Sharing Jesus with soldiers

I will never really know what undermined my father’s faith. He joined the army not long after his baptism, becoming a member of first the SAS, and then the SBS (Special Boat Squadron). He must have found it difficult to square the challenge “to love your enemies” with the orders he received to kill them, particularly in hand to hand combat.

Sadly, he would never discuss it, and with his death in the late Nineties I lost any opportunity to talk to him “in the living years”.

I guess this is one of the reasons that I am attracted to the work of SASRA (The Soldiers’ and Airmen’s Scripture Readers Association). SASRA has a distinguished pedigree. It commenced informally in 1818 amongst troops in the Woolwich Garrison but expanded to such an extent that in 1838 concerned Christian Officers formed the Soldiers' Friends Society and The Army Scripture Readers. The then Chaplain General placed it on a more formal footing by issuing a Charter in 1854 and today SASRA has charters covering its work with the Army and the Royal Air Force. General the Lord Dannatt, former Chief of the General Staff serves as its current President.

SASRA has a specialised ministry that complements the regular work of chaplains by focusing on God-given opportunities for personal evangelism. Uniquely these men and women are permitted, subject to Chaplain's recommendation and Commanding Officers' permission, to visit soldiers and airmen in their accommodation, work and recreation areas. Their credibility is ensured by the fact that all Scripture Readers have served in one or other of the Armed Services. They are all committed Christians and gifted evangelists and have undergone a period of training and assessment before being deployed to a station with the agreement of the Ministry of Defence.

Strange as it might sound to some SASRA works on the premise that “A soldier is a better soldier when he is under the command of God”. As one reader explained recently, “The military has six core values: courage, loyalty, discipline, integrity, selfless commitment and respect for others. All these values are found in those who have true faith in God and allow Him to guide their lives.”

Soldiers constantly stare death in the face, even when they are on training exercises. Ranger Michael Mcguire’s family discovered this when he died following a live firing exercise on the Castlemartin ranges near my home in Pembroke earlier this year. I frequently hear the sound of guns, and often meet varying forms of armoured transport on the road, and so it does not take much to remind me just how much these young soldiers and their families need our support and our prayers. Our links as a church with SASRA make this possible, and ensures that those about to risk their lives know that there are a group of believers who will pray for them and support them, particularly while they are serving overseas.

And we are aware we have much to thank God for. In the most recent edition of “Ready” for example, Rev Cole Maynard CF Joint Force Senior Chaplain HQ Joint Force Support in Bastion talks enthusiastically about the joint baptismal service they have just held with their American colleagues.

“Great things have been happening our here in Bastion,” he writes. “We started a new contemporary worship service in August and this has really taken off”. And he continues, “Soldiers are invited to come forward and share items of praise or prayer, or simply testify to what God is doing in their lives. Soldiers pray out openly in front of their peers, and people lap up the preaching with eager faces. God is at work.”
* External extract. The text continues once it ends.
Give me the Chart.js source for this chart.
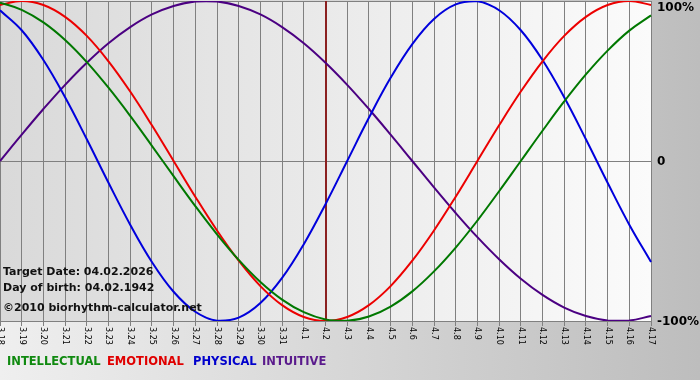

Even the most superficial reading of the NT will show that Jesus and the early church were in constant contact with serving soldiers. One seems to have discovered Jesus’ identity as he died (Mark 15) and the apostle Peter discovered just what God can do when he spent some time in a Roman centurion’s house in Caesarea (Acts 10).

All who are involved in the ministry of SASRA are aware of this, and their hopes are summed up well in words attributed to Lord Dannett: "In my business, asking people to risk their lives is part of the job, but doing so without giving them the chance to understand that there is a life after death is something of a betrayal...Qualities and core values are fine as an acceptable moral baseline for leadership, but the unique life, death, resurrection and promises of Christ provide that spiritual opportunity that I believe takes the privilege of leadership to another level."

I wonder what might have happened if my dad had met someone like that.